Part of the drink’s appeal is its accessibility and balance. “People who don’t know if they like bitterness will try it and go, Oh this is great,” Campari’s Daniel Warrilow explains. “The sugar in the orange juice helps to balance the Campari bitterness.”
When experimenting with new drink styles, whether it’s a cereal-infused Ramos Gin Fizz or a breakfast-for-dinner Old Fashioned, consider how the flavors in the drink will work with food pairings and the time of day the drink will typically be served.
“When I’m thinking about how to make a cocktail, I look at what people are eating, what is the setting, and what is the time of day,” Warrilow notes. “Designing a cocktail menu is not always about throwing crazy stuff into a glass.”

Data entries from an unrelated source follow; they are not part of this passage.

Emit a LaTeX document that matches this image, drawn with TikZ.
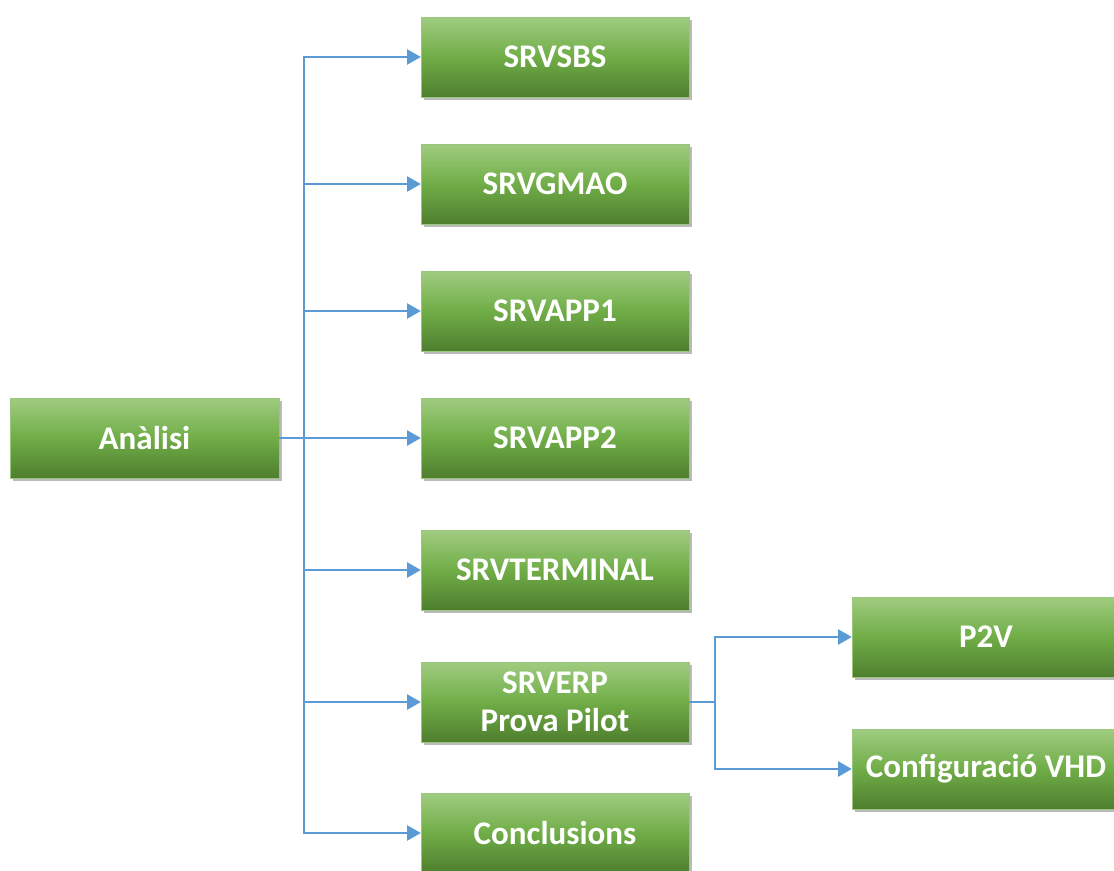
\documentclass[tikz,border=0pt]{standalone}
\usepackage{fontspec}
\setmainfont{Carlito}
\usetikzlibrary{arrows.meta,shadows}

\definecolor{boxtop}{RGB}{160,204,128}
\definecolor{boxmid}{RGB}{112,173,71}
\definecolor{boxbot}{RGB}{78,126,46}
\definecolor{linkblue}{RGB}{91,155,213}

\tikzset{
	taskbox/.style={rectangle, minimum width=6.7cm, minimum height=2cm,
		top color=boxtop, bottom color=boxbot, middle color=boxmid,
		draw=boxmid!70!white, line width=0.3pt,
		drop shadow={shadow xshift=0.8mm, shadow yshift=-0.8mm, opacity=0.45, fill=black!60},
		text=white, align=center, font=\fontsize{23.5}{27}\selectfont\bfseries},
	link/.style={draw=linkblue, line width=1pt},
	linkarrow/.style={link, -{Triangle[length=3.4mm, width=3.8mm]}}
}

\begin{document}
\begin{tikzpicture}
	\useasboundingbox (0,0) rectangle (27.85,-21.75);
	% root
	\node[taskbox, minimum width=6.725cm] (ana) at (3.6125,-10.95) {Anàlisi};
	% servers
	\node[taskbox] (sbs)  at (13.875,-1.425)  {SRVSBS};
	\node[taskbox] (gmao) at (13.875,-4.6)    {SRVGMAO};
	\node[taskbox] (app1) at (13.875,-7.775)  {SRVAPP1};
	\node[taskbox] (app2) at (13.875,-10.95)  {SRVAPP2};
	\node[taskbox] (term) at (13.875,-14.25)  {SRVTERMINAL};
	\node[taskbox] (erp)  at (13.875,-17.55)  {SRVERP\\Prova Pilot};
	\node[taskbox] (conc) at (13.875,-20.825) {Conclusions};
	% pilot steps
	\node[taskbox] (p2v) at (24.65,-15.925) {P2V};
	\node[taskbox] (vhd) at (24.65,-19.225) {Configuració VHD};

	\coordinate (trunk) at (7.6,-10.95);
	\coordinate (split) at (17.875,-17.55);

	\draw[link] (ana.east) -- (trunk);
	\foreach \n in {sbs,gmao,app1,app2,term,erp,conc}
		\draw[linkarrow] (trunk) |- (\n.west);

	\draw[link] (erp.east) -- (split);
	\draw[linkarrow] (split) |- (p2v.west);
	\draw[linkarrow] (split) |- (vhd.west);
\end{tikzpicture}
\end{document}
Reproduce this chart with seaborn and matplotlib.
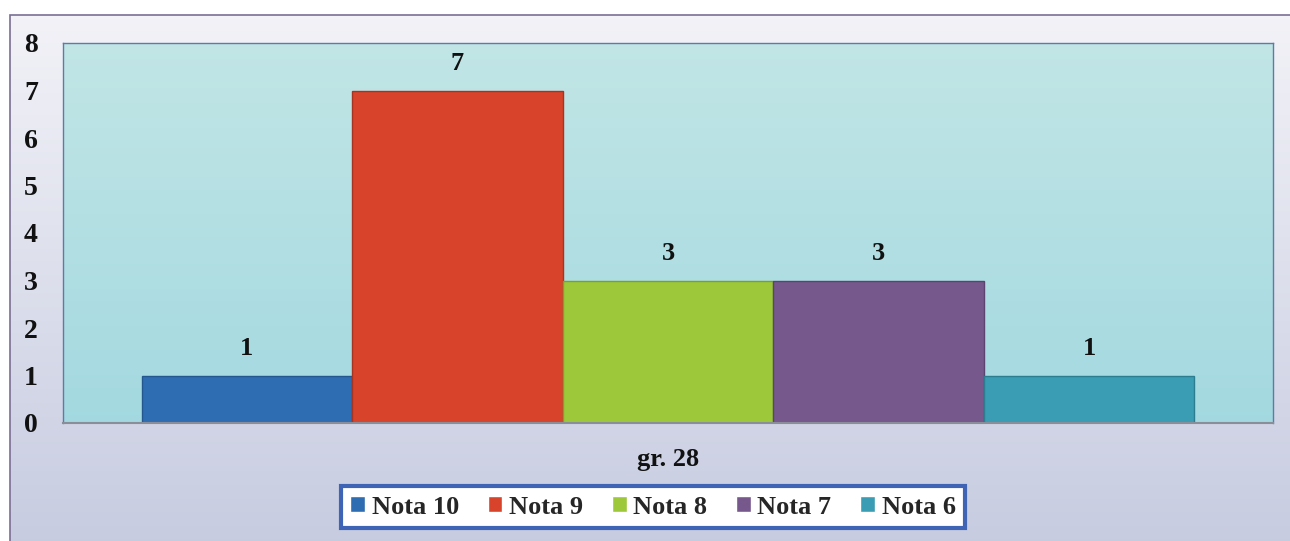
import numpy as np
import pandas as pd
import matplotlib
matplotlib.use("Agg")
import matplotlib.pyplot as plt
from matplotlib.patches import Rectangle
import seaborn as sns

# ---- data ----
groups = ["gr. 28"] * 5
series = ["Nota 10", "Nota 9", "Nota 8", "Nota 7", "Nota 6"]
values = [1, 7, 3, 3, 1]
colors = ["#2F6DB3", "#D8432B", "#9CC83A", "#77588C", "#3B9DB4"]
edge_colors = ["#24578F", "#A83320", "#7BA02C", "#5C4470", "#2D7D90"]
yticks = [0, 1, 2, 3, 4, 5, 6, 7, 8]

df = pd.DataFrame({"group": groups, "serie": series, "value": values})

sns.set_theme(style="white")
plt.rcParams["font.family"] = ["Liberation Serif", "DejaVu Serif"]
plt.rcParams["font.weight"] = "bold"

W, H = 1290, 541
fig = plt.figure(figsize=(W / 100, H / 100), dpi=100)
fig.patch.set_facecolor("white")

# figure background with gradient (chart area frame)
bg = fig.add_axes([10 / W, 0, 1 - 10 / W, 1 - 15 / H], zorder=-5)
grad = np.linspace(0, 1, 256).reshape(-1, 1)
top_c = np.array([0.95, 0.95, 0.97])
bot_c = np.array([0.78, 0.80, 0.88])
img = top_c[None, None, :] * (1 - grad[..., None]) + bot_c[None, None, :] * grad[..., None]
bg.imshow(img, aspect="auto", extent=[0, 1, 0, 1], origin="upper")
bg.set_xlim(0, 1)
bg.set_ylim(0, 1)
bg.axis("off")
fig.add_artist(Rectangle((10 / W, -0.1), 1.1, 1.1 - 15 / H, transform=fig.transFigure,
                         fill=False, edgecolor="#7A6E94", linewidth=1.2, zorder=-4))

ax = fig.add_axes([63 / W, 1 - 423 / H, (1273 - 63) / W, (423 - 43) / H])
ax.set_xlim(-0.5, 0.5)
ax.set_ylim(0, 8)

# plot area gradient background
pa_top = np.array([0.76, 0.90, 0.90])
pa_bot = np.array([0.64, 0.85, 0.88])
img2 = pa_top[None, None, :] * (1 - grad[..., None]) + pa_bot[None, None, :] * grad[..., None]
ax.imshow(img2, aspect="auto", extent=[-0.5, 0.5, 0, 8], origin="upper", zorder=0)

sns.barplot(data=df, x="group", y="value", hue="serie", hue_order=series,
            palette=dict(zip(series, colors)), width=0.87, ax=ax,
            linewidth=1.0, saturation=1, zorder=2)
ax.set_xlim(-0.5, 0.5)
ax.set_ylim(0, 8)

for cont, ec in zip(ax.containers, edge_colors):
    for p in cont.patches:
        p.set_edgecolor(ec)
    ax.bar_label(cont, fmt="%g", padding=11, fontsize=19, fontweight="bold",
                 color="#111111", family="Liberation Serif")

ax.set_yticks(yticks)
ax.set_yticklabels([str(t) for t in yticks])
ax.tick_params(axis="y", length=0, pad=18, labelsize=20)
ax.tick_params(axis="x", length=0, pad=18, labelsize=19)
for lbl in ax.get_yticklabels() + ax.get_xticklabels():
    lbl.set_fontweight("bold")
    lbl.set_color("#111111")
ax.set_xlabel("")
ax.set_ylabel("")

for s in ["top", "left", "right"]:
    ax.spines[s].set_color("#5F7AA6")
    ax.spines[s].set_linewidth(1.0)
ax.spines["bottom"].set_color("#8A8E98")
ax.spines["bottom"].set_linewidth(1.5)

handles, labels = ax.get_legend_handles_labels()
if ax.legend_:
    ax.legend_.remove()
leg = fig.legend(handles, labels, loc="center", bbox_to_anchor=(653 / W, 1 - 507 / H),
                 ncol=5, frameon=True, fancybox=False,
                 handlelength=0.55, handleheight=0.55, handletextpad=0.25,
                 columnspacing=1.1, borderpad=0.35,
                 prop={"family": "Liberation Serif", "weight": "bold", "size": 19})
leg.get_frame().set_edgecolor("#3F63B5")
leg.get_frame().set_linewidth(3)
leg.get_frame().set_facecolor("white")
leg.get_frame().set_alpha(1)

fig.savefig("out.png", dpi=100)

Having breakfast for dinner is always a treat, Tess Sawyer notes. “Breakfast cocktails at dinner are kind of the same thing,” she says. “By looking at breakfast ingredients, we’re expanding what we can do with drinks.”
- Created by Tess Sawyer
- 1 part Appleton Estate® 8 Year Old Reserve Rum
- ½ parts blackstrap rum
- ½ parts pistachio syrup
- 1 part unsweetened coconut cream
- ½ parts amontillado Sherry
1 whole egg Add all ingredients together in a shaker tin. Dry shake (without ice to emulsify egg) then shake with ice for 10-15 seconds. Strain into a goblet or large coupe and garnish with fresh grated nutmeg.